O conceito de serviços partilhados na Administração Pública conheceu grande relevância

em Portugal sobretudo a partir de 2000, com a criação do INFOCID – O Serviço Público

Direto. Através do INFOCID a Administração Pública passou a disponibilizar, por via

eletrónica, “um conjunto diversificado de serviços produzidos pelos diferentes serviços da

Administração Pública, com prioridade para aqueles com maior procura por parte dos

cidadãos e dos agentes económicos” (RCM nº 156/2000, de 16 de Dezembro).

O PRACE, considerou que a implementação de serviços partilhados apresenta um

potencial de retorno muito significativo na prossecução do objetivo de “fazer mais com

menos” na Administração Pública. A sua implementação deve, contudo, observar algum

gradualismo, pilotagem e até um espaço de definição prévia do modelo de prestação de

serviços subjacente a cada área de suporte, para que a implementação se faça com sucesso

e para que dela se retirem plenamente os resultados pretendidos (PRACE, (2006), p. 49).

“O modelo dos serviços partilhados pressupõe uma elevada estandardização dos

processos, dos procedimentos e dos métodos de trabalho. Esta normalização também

deverá permitir ultrapassar as disfunções existentes ao nível dos sistemas de informação.”

(Carapeto, 2007, citado por Matos, M. (2012), p. 13).

Carapeto (2007) postula que o sucesso do modelo de serviços partilhados depende de uma

mudança profunda e acompanhada de processos, políticas, estrutura organizacional,

gestão de pessoas e de tecnologias. Destacamos alguns dos principais fatores críticos de

sucesso que o autor apresenta: a normalização; a cultura de orientação para o cliente; a

especialização; estabelecer níveis de serviço e Partilhar com clareza as responsabilidades.

A criação dos serviços partilhados na administração pública deve passar pelo aumento da

qualidade dos serviços prestados, melhorando o nível e a fiabilidade dos dados,

normalização dos processos baseados em melhores práticas, eliminação ou segregação de

funções duplicadas e sobrepostas e reafectação de recursos para atividades de

relacionamento com o cidadão e com as empresas, isto é, mais qualidade, mais rapidez na

resposta e redução de custos, são os principais benefícios deste conceito (Matos, M.
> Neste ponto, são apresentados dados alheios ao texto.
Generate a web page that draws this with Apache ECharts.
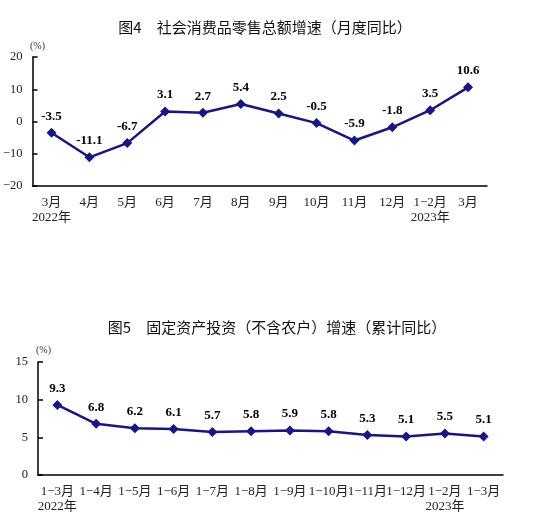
<!DOCTYPE html>
<html><head><meta charset="utf-8">
<script src="https://cdn.jsdelivr.net/npm/echarts@6/dist/echarts.min.js"></script>
<style>html,body{margin:0;padding:0;background:#fff}#c{width:544px;height:529px}</style>
</head><body><div id="c"></div>
<script>
const cats1 = ['3月\n2022年','4月','5月','6月','7月','8月','9月','10月','11月','12月','1−2月\n2023年','3月'];
const vals1 = [-3.5,-11.1,-6.7,3.1,2.7,5.4,2.5,-0.5,-5.9,-1.8,3.5,10.6];
const cats2 = ['1−3月\n2022年','1−4月','1−5月','1−6月','1−7月','1−8月','1−9月','1−10月','1−11月','1−12月','1−2月\n2023年','1−3月'];
const vals2 = [9.3,6.8,6.2,6.1,5.7,5.8,5.9,5.8,5.3,5.1,5.5,5.1];
const title1 = '图4　社会消费品零售总额增速（月度同比）';
const title2 = '图5　固定资产投资（不含农户）增速（累计同比）';

const serif = '"Liberation Serif","Noto Sans CJK SC",serif';
const navy = '#16168a';
const chart = echarts.init(document.getElementById('c'));
function xAxis(i, data){
  return {type:'category', gridIndex:i, data:data, boundaryGap:true,
    axisLine:{onZero:false,lineStyle:{color:'#000',width:1.5}},
    axisTick:{inside:true,length:5,lineStyle:{color:'#000',width:1.5},alignWithLabel:false},
    axisLabel:{color:'#222',fontFamily:serif,fontSize:13,lineHeight:15,margin:9,interval:0}};
}
function yAxis(i,min,max,interval){
  return {type:'value', gridIndex:i, min:min,max:max,interval:interval,
    axisLine:{show:true,lineStyle:{color:'#000',width:1.5}},
    axisTick:{show:true,inside:true,length:5,lineStyle:{color:'#000',width:1.5}},
    splitLine:{show:false},
    axisLabel:{color:'#222',fontFamily:serif,fontSize:12.5,margin:10,
      formatter:v=>String(v).replace('-','−')}};
}
function series(i,vals){
  return {type:'line',xAxisIndex:i,yAxisIndex:i,data:vals,symbol:'diamond',symbolSize:10,
    lineStyle:{color:navy,width:2.5},itemStyle:{color:navy},
    label:{show:true,position:'top',distance:5,color:'#000',fontFamily:serif,fontWeight:'bold',fontSize:13,
      formatter:p=>p.value.toFixed(1)}};
}
chart.setOption({
  animation:false,
  title:[
    {text:title1,left:260,top:15,textAlign:'center',textStyle:{fontFamily:'"Noto Sans CJK SC",sans-serif',fontSize:15,fontWeight:'normal',color:'#111'}},
    {text:title2,left:272,top:315,textAlign:'center',textStyle:{fontFamily:'"Noto Sans CJK SC",sans-serif',fontSize:15,fontWeight:'normal',color:'#111'}},
    {text:'(%)',left:25,top:36,textStyle:{fontFamily:serif,fontSize:10,fontWeight:'normal',color:'#333'}},
    {text:'(%)',left:31,top:340,textStyle:{fontFamily:serif,fontSize:10,fontWeight:'normal',color:'#333'}}
  ],
  grid:[
    {left:32,right:57,top:57,bottom:343},
    {left:38,right:41,top:362,bottom:54}
  ],
  xAxis:[xAxis(0,cats1),xAxis(1,cats2)],
  yAxis:[yAxis(0,-20,20,10),yAxis(1,0,15,5)],
  series:[series(0,vals1),series(1,vals2)]
});
</script></body></html>
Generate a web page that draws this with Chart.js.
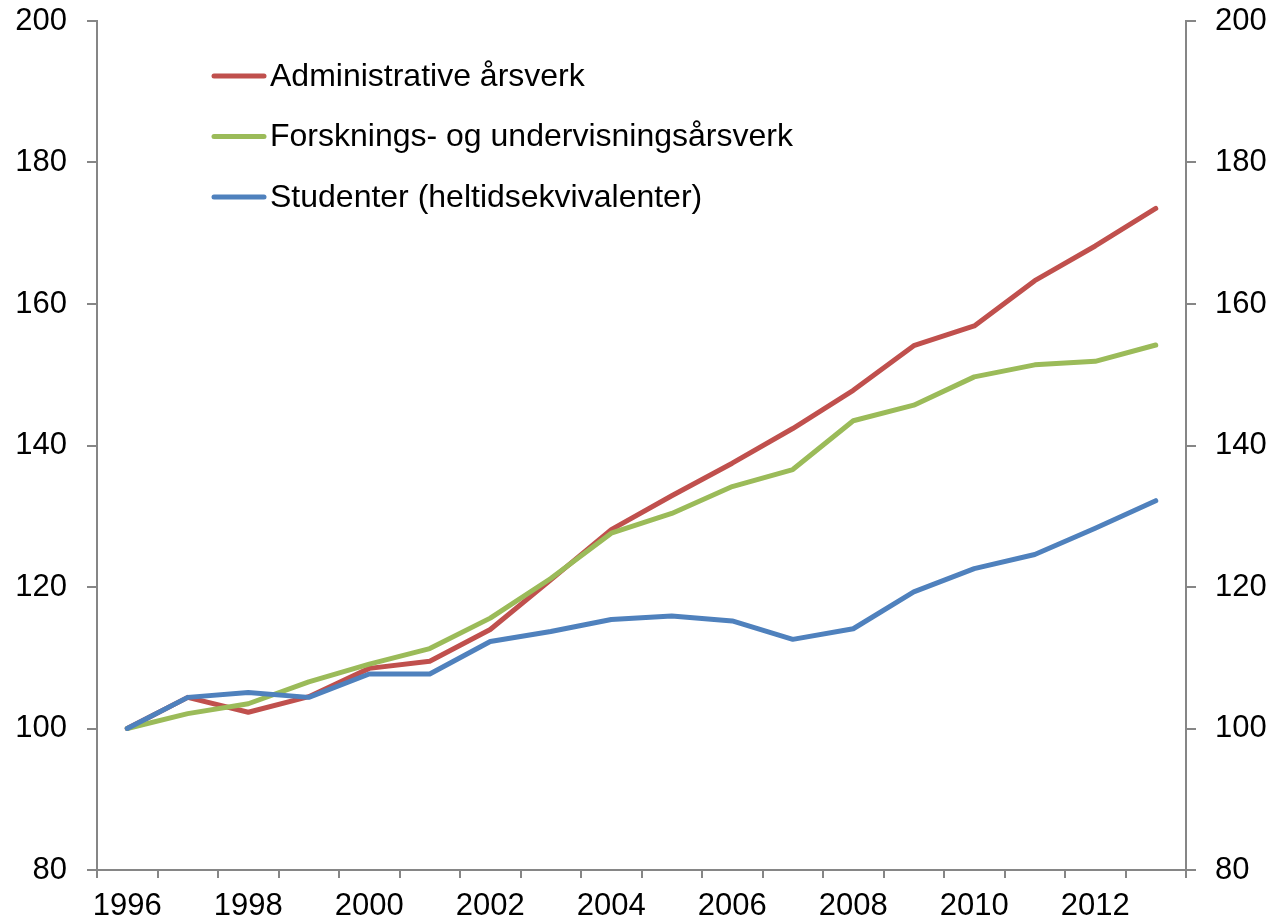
<!DOCTYPE html>
<html>
<head>
<meta charset="utf-8">
<script src="https://cdn.jsdelivr.net/npm/chart.js@4/dist/chart.umd.min.js"></script>
<style>
    html, body { margin: 0; padding: 0; background: #fff; }
    #wrap { width: 1272px; height: 923px; }
</style>
</head>
<body>
<div id="wrap"><canvas id="mainChart" width="1272" height="923"></canvas></div>
<script>
const years = ['1996', '1997', '1998', '1999', '2000', '2001', '2002', '2003', '2004',
    '2005', '2006', '2007', '2008', '2009', '2010', '2011', '2012', '2013'];

const administrative = [100, 104.4, 102.3, 104.5, 108.5, 109.5, 114, 121, 128.1,
    132.9, 137.5, 142.4, 147.8, 154.1, 156.9, 163.3, 168.2, 173.5];
const forskning = [100, 102.1, 103.5, 106.6, 109.1, 111.3, 115.6, 121.2, 127.6,
    130.4, 134.2, 136.6, 143.5, 145.7, 149.7, 151.4, 151.9, 154.2];
const studenter = [100, 104.4, 105.1, 104.4, 107.7, 107.7, 112.3, 113.7, 115.4,
    115.9, 115.2, 112.6, 114.1, 119.3, 122.6, 124.6, 128.3, 132.2];

const seriesNames = ['Administrative årsverk', 'Forsknings- og undervisningsårsverk', 'Studenter (heltidsekvivalenter)'];
const seriesColors = ['#C0504D', '#9BBB59', '#4F81BD'];

const yTicks = [80, 100, 120, 140, 160, 180, 200];

const FONT = "'Liberation Sans', Arial, sans-serif";
const axisGrey = '#868686';

// legend drawn inside the plot, like the original
const insideLegend = {
    id: 'insideLegend',
    afterDraw(chart) {
        const ctx = chart.ctx;
        ctx.save();
        ctx.font = `32px ${FONT}`;
        ctx.textBaseline = 'middle';
        ctx.fillStyle = '#000';
        ctx.lineCap = 'round';
        ctx.lineWidth = 5;
        seriesNames.forEach((name, i) => {
            const y = 76 + i * 60.5;
            ctx.strokeStyle = seriesColors[i];
            ctx.beginPath();
            ctx.moveTo(214, y);
            ctx.lineTo(264, y);
            ctx.stroke();
            ctx.fillText(name, 270, y + 1);
        });
        ctx.restore();
    }
};

const noPad = s => { s.paddingTop = 0; s.paddingBottom = 0; };

const ctx = document.getElementById('mainChart').getContext('2d');

new Chart(ctx, {
    type: 'line',
    data: {
        labels: years,
        datasets: [
            { label: seriesNames[0], data: administrative, borderColor: seriesColors[0], order: 2 },
            { label: seriesNames[1], data: forskning, borderColor: seriesColors[1], order: 1 },
            { label: seriesNames[2], data: studenter, borderColor: seriesColors[2], order: 0 }
        ].map(d => Object.assign(d, {
            borderWidth: 5,
            pointRadius: 0,
            pointHoverRadius: 0,
            tension: 0,
            fill: false,
            borderJoinStyle: 'round',
            borderCapStyle: 'round'
        }))
    },
    options: {
        responsive: false,
        animation: false,
        layout: { padding: { top: 21, left: 0, right: 0, bottom: 0 } },
        plugins: {
            legend: { display: false },
            tooltip: { enabled: false }
        },
        scales: {
            x: {
                type: 'category',
                offset: true,
                grid: {
                    offset: true,
                    drawOnChartArea: false,
                    drawTicks: true,
                    tickLength: 8,
                    color: axisGrey,
                    lineWidth: 2
                },
                border: { display: true, color: axisGrey, width: 2 },
                ticks: {
                    autoSkip: false,
                    maxRotation: 0,
                    padding: 10,
                    color: '#000',
                    font: { family: FONT, size: 31 },
                    callback: (val, i) => (i % 2 === 0 ? years[i] : '')
                },
                afterFit: s => { s.height = 53; s.paddingLeft = 0; s.paddingRight = 0; }
            },
            y: {
                position: 'left',
                min: 80,
                max: 200,
                afterBuildTicks: s => { s.ticks = yTicks.map(v => ({ value: v })); },
                grid: {
                    drawOnChartArea: false,
                    tickLength: 10,
                    color: axisGrey,
                    lineWidth: 2
                },
                border: { display: true, color: axisGrey, width: 2 },
                ticks: {
                    padding: 20,
                    color: '#000',
                    font: { family: FONT, size: 31 }
                },
                afterFit: s => { s.width = 97; noPad(s); }
            },
            y2: {
                position: 'right',
                min: 80,
                max: 200,
                afterBuildTicks: s => { s.ticks = yTicks.map(v => ({ value: v })); },
                grid: {
                    drawOnChartArea: false,
                    tickLength: 10,
                    color: axisGrey,
                    lineWidth: 2
                },
                border: { display: true, color: axisGrey, width: 2 },
                ticks: {
                    padding: 19,
                    color: '#000',
                    font: { family: FONT, size: 31 }
                },
                afterFit: s => { s.width = 86; noPad(s); }
            }
        }
    },
    plugins: [insideLegend]
});
</script>
</body>
</html>
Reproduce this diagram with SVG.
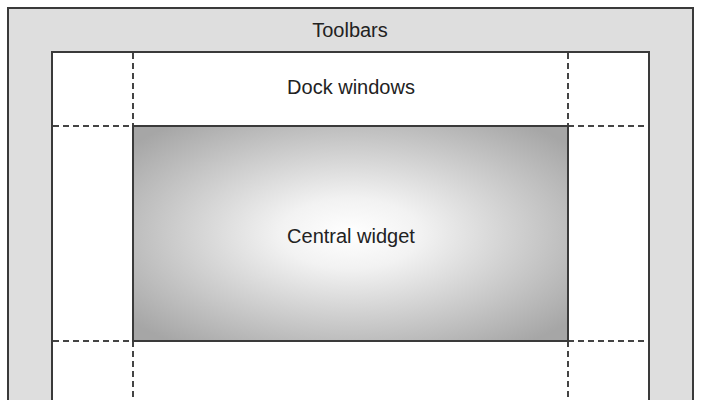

(2012), p. 14). A criação dos serviços partilhados da administração pública pressupõe

obter ganhos de eficiência e de eficácia (Bilhim, J. (2004), p. 33).

Apresenta-se como “essencial que a inclusão de organizações na rede de serviços

partilhados tenha em mente as preocupações comuns aos projetos de governo eletrónico,

nomeadamente no que refere às metodologias de implementação nos serviços aderentes, à

gestão da mudança e à sustentabilidade do novo sistema alargado de tratamento e

processamento da informação” (Proença, M. (2012), p. 20).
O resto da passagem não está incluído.